The Visual Effects Sucked:
If you look into the history, you'll find that this Ghostbusters movie was submitted more than once to the Chinese government for approval.  They didn't submit the same version twice, they made some changes.  The reason the ghosts looked like crap, were cartoon-like, or didn't stay true to the original movies, is because they were all re-done after the first time China rejected the thing on the "realistic supernatural" grounds.  It changes didn't take, and it was still rejected.  It's probably not because they didn't toonify the ghosts enough, but because one of them had an Uncle Sam USA Stars and Stripes outfit on.   Seriously, if you think your stupid company you work for is in the dark ages regarding what kind of imagery is appropriate, imagine what kind of bubble the Party of the PRC lives in.

The Jokes Fell Flat:
Of course they did.  The humor this movie needed is high-context, but that almost never translates well.  You ever notice how just about every big Hollywood production seems like it was written by someone who is deliberately making it easy to translate into languages other than English?  So in stead of "Dogs and cats living together, mass hysteria!" we get ecto-puking slapstick, a Linda Blair impression, and a nut-shot. It was likely being written by someone who was deliberately making it easy to translate into languages other than English.  The important language in that mix is Chinese. It is, I'm not making this up.   This is the reason that things like nuance, colloquialisms, and high-context humor are avoided.  They are very difficult to translate because you can't just literally replace the words, but you have to find a cultural equivalent strong enough to convey the implication or idea.  The PRC and the USA  don't share much modern cultural equivalence.  Therefore, the simpler the joke, the easier it will translate.  This is why the nut-shot on the marshmallow man isn't sexist.  It's a nut-shot, which have been funny since Ancient Egypt and remain funny to this day.
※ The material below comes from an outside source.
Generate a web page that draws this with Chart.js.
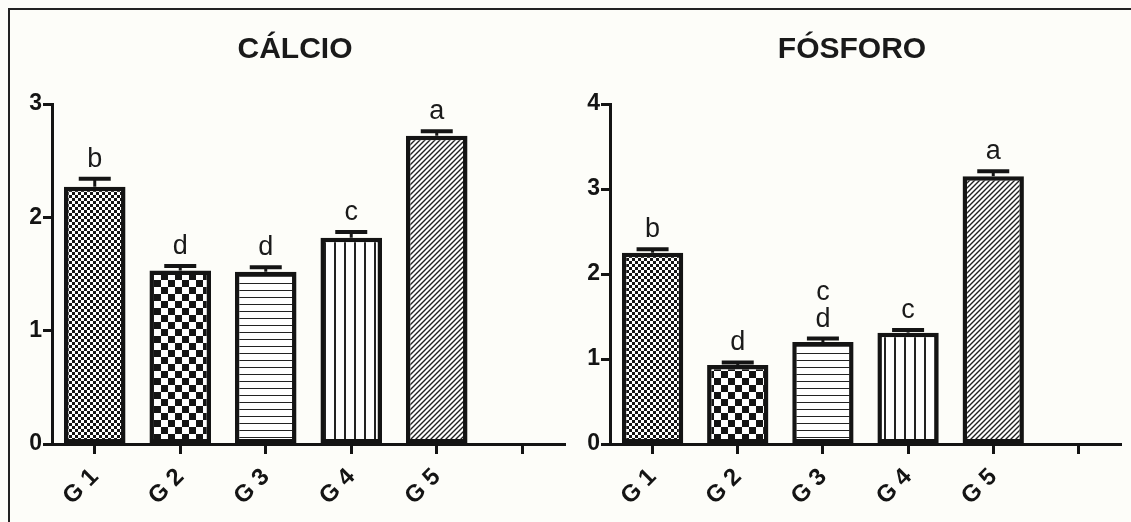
<!DOCTYPE html>
<html>
<head>
<meta charset="utf-8">
<script src="https://cdn.jsdelivr.net/npm/chart.js@4.4.0/dist/chart.umd.min.js"></script>
<style>
  body { margin: 0; background: #fdfdf9; }
  #wrap { position: relative; width: 1131px; height: 522px; overflow: hidden; }
  #frame { position: absolute; left: 8px; top: 8px; width: 1140px; height: 530px; border-top: 2px solid #222; border-left: 2px solid #222; }
  canvas { position: absolute; top: 0; }
</style>
</head>
<body>
<div id="wrap">
  <div id="frame"></div>
  <canvas id="chartCalcio" width="590" height="522" style="left:0px"></canvas>
  <canvas id="chartFosforo" width="571" height="522" style="left:560px"></canvas>
</div>
<script>
// dados
var grupos = ['G 1', 'G 2', 'G 3', 'G 4', 'G 5', ''];

var calcio = [2.27, 1.53, 1.52, 1.82, 2.72, null];
var calcioErro = [0.07, 0.04, 0.04, 0.05, 0.04, null];
var calcioLetras = ['b', 'd', 'd', 'c', 'a', ''];
var calcioTicks = [0, 1, 2, 3];

var fosforo = [2.25, 0.93, 1.20, 1.31, 3.15, null];
var fosforoErro = [0.04, 0.03, 0.04, 0.03, 0.06, null];
var fosforoLetras = ['b', 'd', 'c\nd', 'c', 'a', ''];
var fosforoTicks = [0, 1, 2, 3, 4];

var fonte = '"Liberation Sans", Arial, sans-serif';
var preto = '#141414';

// hachuras das barras
function hachura(tipo) {
    var c = document.createElement('canvas');
    var g = c.getContext('2d');
    if (tipo == 'pontos') {
        c.width = 6; c.height = 6;
        g.fillStyle = '#fff'; g.fillRect(0, 0, 6, 6);
        g.fillStyle = preto;
        g.fillRect(0, 0, 3, 3); g.fillRect(3, 3, 3, 3);
    } else if (tipo == 'xadrez') {
        c.width = 14; c.height = 14;
        g.fillStyle = '#fff'; g.fillRect(0, 0, 14, 14);
        g.fillStyle = preto;
        g.fillRect(0, 0, 7, 7); g.fillRect(7, 7, 7, 7);
    } else if (tipo == 'horizontal') {
        c.width = 4; c.height = 7;
        g.fillStyle = '#fff'; g.fillRect(0, 0, 4, 7);
        g.fillStyle = '#222';
        g.fillRect(0, 3, 4, 1);
    } else if (tipo == 'vertical') {
        c.width = 10; c.height = 4;
        g.fillStyle = '#fff'; g.fillRect(0, 0, 10, 4);
        g.fillStyle = '#222';
        g.fillRect(4, 0, 2, 4);
    } else {
        c.width = 5; c.height = 5;
        g.fillStyle = '#fff'; g.fillRect(0, 0, 5, 5);
        g.strokeStyle = '#222';
        g.lineWidth = 1.4;
        g.beginPath();
        g.moveTo(-1, 6); g.lineTo(6, -1);
        g.moveTo(-1, 1); g.lineTo(1, -1);
        g.moveTo(4, 6); g.lineTo(6, 4);
        g.stroke();
    }
    return g.createPattern(c, 'repeat');
}

// barras de erro (so para cima) e letras
var barrasErro = {
    id: 'barrasErro',
    afterDatasetsDraw: function(chart) {
        var ctx = chart.ctx;
        var ds = chart.data.datasets[0];
        var y = chart.scales.y;
        ctx.save();
        chart.getDatasetMeta(0).data.forEach(function(bar, i) {
            if (ds.data[i] == null) return;
            var topo = y.getPixelForValue(ds.data[i] + ds.erro[i]);
            ctx.strokeStyle = preto;
            ctx.lineCap = 'butt';
            ctx.lineWidth = 3;
            ctx.beginPath(); ctx.moveTo(bar.x, bar.y); ctx.lineTo(bar.x, topo); ctx.stroke();
            ctx.lineWidth = 4;
            ctx.beginPath(); ctx.moveTo(bar.x - 16, topo); ctx.lineTo(bar.x + 16, topo); ctx.stroke();

            ctx.fillStyle = '#1a1a1a';
            ctx.font = '27px ' + fonte;
            ctx.textAlign = 'center';
            ctx.textBaseline = 'alphabetic';
            var linhas = ds.letras[i].split('\n');
            var base = topo - 12;
            for (var k = linhas.length - 1; k >= 0; k--) {
                ctx.fillText(linhas[k], bar.x, base);
                base -= 27;
            }
        });
        ctx.restore();
    }
};

function grafico(id, titulo, valores, erros, letras, ticks, padEsq, padDir) {
    return new Chart(document.getElementById(id), {
        type: 'bar',
        data: {
            labels: grupos,
            datasets: [{
                data: valores,
                erro: erros,
                letras: letras,
                backgroundColor: [hachura('pontos'), hachura('xadrez'), hachura('horizontal'), hachura('vertical'), hachura('diagonal'), '#fff'],
                borderColor: preto,
                borderWidth: 4.5,
                borderSkipped: false,
                barPercentage: 0.72,
                categoryPercentage: 1
            }]
        },
        options: {
            responsive: false,
            animation: false,
            layout: { padding: { left: padEsq, right: padDir, top: 0, bottom: 0 } },
            plugins: {
                legend: { display: false },
                tooltip: { enabled: false },
                title: {
                    display: true,
                    text: titulo,
                    color: '#1a1a1a',
                    font: { family: fonte, size: 30, weight: 'bold', lineHeight: 1.2 },
                    padding: { top: 32, bottom: 36 }
                }
            },
            scales: {
                x: {
                    grid: { drawOnChartArea: false, offset: false, tickLength: 10, tickWidth: 3, tickColor: preto },
                    border: { color: preto, width: 3 },
                    ticks: { color: preto, font: { family: fonte, size: 24, weight: 'bold' }, maxRotation: 45, minRotation: 45, padding: 9, autoSkip: false },
                    afterFit: function(s) { s.height = 78; }
                },
                y: {
                    min: 0,
                    max: ticks[ticks.length - 1],
                    afterBuildTicks: function(s) { s.ticks = ticks.map(function(v) { return { value: v }; }); },
                    grid: { drawOnChartArea: false, tickLength: 9, tickWidth: 3, tickColor: preto },
                    border: { color: preto, width: 3 },
                    ticks: { color: preto, font: { family: fonte, size: 23, weight: 'bold' }, padding: 1 },
                    afterFit: function(s) { s.width = 27; }
                }
            }
        },
        plugins: [barrasErro]
    });
}

grafico('chartCalcio', 'CÁLCIO', calcio, calcioErro, calcioLetras, calcioTicks, 25, 25);
grafico('chartFosforo', 'FÓSFORO', fosforo, fosforoErro, fosforoLetras, fosforoTicks, 23, 10);
</script>
</body>
</html>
ZOMG TRIGGRZ!!!!!  What do you think is more misogynist, the American movie-going public, or the Communist Party of China?  C'mon you know it's the second one.  Sexism in China is much more entrenched in both everyday life, and the highest levels of government than it is in the USA.  Go ahead, argue against me, cite a bunch of sources, or better yet, film something there that proves me wrong.   Christopher Hitchens once (actually a few times) articulated the fact I wish to cite better than I ever could, and to paraphrase, he said, that for a country to truly be free and successful, there needs to be an absolute equality between men and women at every level.   I know many women from the PRC, and none of them think they are being treated equally, though in public they would never admit such a thing. Why?  Because they are absolutely terrified of going to jail... seriously!  The PRC banned the movie because of a number of things, but you can be sure that the empowerment of women was one of those reasons.

Fuck Japan:
If the movie was made by Warner Brothers or Paramount, then it might have made it through after kowtowing enough (FYI the word kowtow is one of the few English words of Chinese origin). But the studio behind this one was SONY.  It's Japanese.  You know who really don't like the Japanese?  Yeah... the Communist Party of China.  Make no mistake, they are totally still in charge over there and what they say goes.  You know what they all agree on?  It is called "Fuck Japan" all the time.  So if they can dodge a direct accusation of unfair trade but still screw over a Japanese company, yeah, they'll probably do it. So it is reasonable to assume that no matter how many times SONY re-submitted the movie, it was still gonna get rejected.

Notice I'm not mentioning the cast:
I haven't seen the movie so I don't really know if they were good, they phoned it in, or if their talents were wasted on dumb gimmick type stuff.

This is good for women in media:
There are people out there who are busy yelling MISOGYNY at literally anyone who thought that this movie might actually suck.  They assert that any sort of criticism of this film just has to be from misogyny and can't be from anything else and you'll never change their mind.  Those people exist. This tactic has been also been done by various Dwarkin supporters regarding literally anything that had a human male involved (what? you thought screaming "sexism" loud and often enough to shut everything down was new?  That's been happening since the 70's...
But the thing is, the people doing that didn't realize that a huge percent of the American movie-going public are ....wait for it... women oh who would have thought!  And surprise surprise, some women actually like pop culture and know what they're talking about when it comes to a shit movie. These XX chromosome-having people, were able to give their fair and honest opinions of this turd of a movie, free from the reflexive attacks which relied solely on  calling the critic misogynist no matter what.   Seriously, you could write about the craft services going over-budget on an accounting forum and someone will call it sexist (I don't know who, but someone will).  Since you can't do that to someone who is the owner of their very own vagina, these knee-jerkers had nothing, and so reviews like these  are the best and most honest ways to find out information about this movie and decide for yourself if you feel like paying money to go see it.  They're by women you might never have heard of otherwise.

These channels exist, and these people exist.  Now you know.  There are people just now discovering these channels because they want an unbiased review of Ghostbusters 2016.  They are hosted by women and written by women, and they are getting more views than average because the rage machine can't stop them from saying what they think.  They are rising to the forefront and getting a huge amount of attention, because they are unassailable in this case.  They are being seen by thousands of people because they are the only source of unbiased commentary about a movie that everyone know sucks, but which everyone is afraid to say so.

Criticize Ghostbusters 2016 in public and you are going to be the target of a serious political movement.  Which country are we in again?


Well the rule is give the "People" what they want.

That's show business.  There's no business like it, no business I know.

Now if you'll excuse me I am gonna take that $20 I saved from not going to the movies and go buy a bottle of Tequila and watch Netflix.